Because I've worked as a trainer, I have probably witnessed the most brutal abuse to the English language speakers can commit. I haven't talked to George W. Bush yet, but you know what I mean. Anyhow, I've decided to make a list of the things people say that make me want to hand them a grammar book.
1. With regards
Always. ALWAYS. When I worked at a call center, there was never a class that I did not correct trainees for saying this. It shouldn't be "with regards". It should either be "with regard to", "in regard to", or "as regards". Stop with the extra 's', this isn't Parseltongue.
2. Cope up with
I think people confuse this with "catch up with", as in "I can't catch up with you" so they end up using it in the same context. However, "cope" is only used with "with". So you don't "cope up with", you just "cope with" it. Capish?
3. Lose VS Loose
I have seen one too many quotes end up becoming unintentionally funny because of a mistake with these two words. Let's review. Lose with the single 'o' is a verb, the one with 'oo' is an adjective. So technically, you can't "loose" things or people. Unless you're talking about an entirely different thing that isn't exactly appropriate in this situation. When in doubt, Google it. If you're going to post an FB status or tweet, what's the harm in opening another browser and checking if that statement is going to make you look like a moron? A little effort goes a long way.
4. Pluralization of Mass Nouns
I almost fell out of my seat once when I heard a trainer say "Don't use jargons." I mean, really, how did you get hired? The problem with being a Filipino speaker is that you can't get pluralization out of your system. We tend to just add the rough equivalent of "mga" to anything when we feel like it. Furnitures, grammars, stuffs, advices, FEEDBACKS. Here's a tip. Try adding a number directly before that word and see if it makes you cringe (i.e. three furnitures, five advices). If the answer is yes, then remove the number and the 's' along with it. It will make me love you a little more.
5. Did + Past tense of the verb
"Did you bought that bag na from Louis Vuitton?" "Yah, I so love it kaya."

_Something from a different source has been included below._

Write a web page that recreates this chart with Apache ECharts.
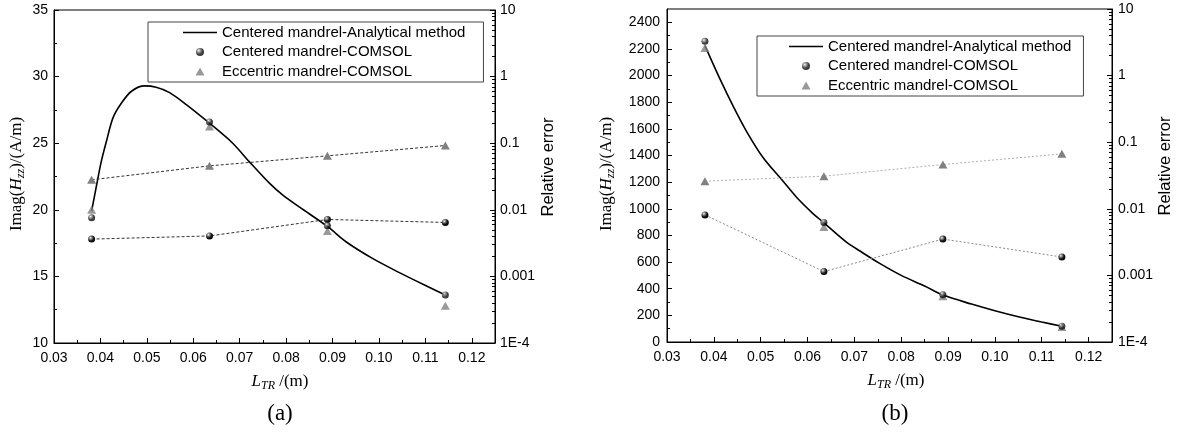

Maybe you should have spent all of that money to buy a new brain instead. I don't understand why people find it difficult to use the base form. It's not called a BASE form for nothing, you know. Did/Do/Does + the base form of the verb. C'mon people, you're always complaining about how hard English is but you actually make it harder. Say it with me now, "Did you BUY that bag from Louis Vuitton?" Now, didn't that sound less annoying? Well, the answer is no, but at least you're grammatically correct.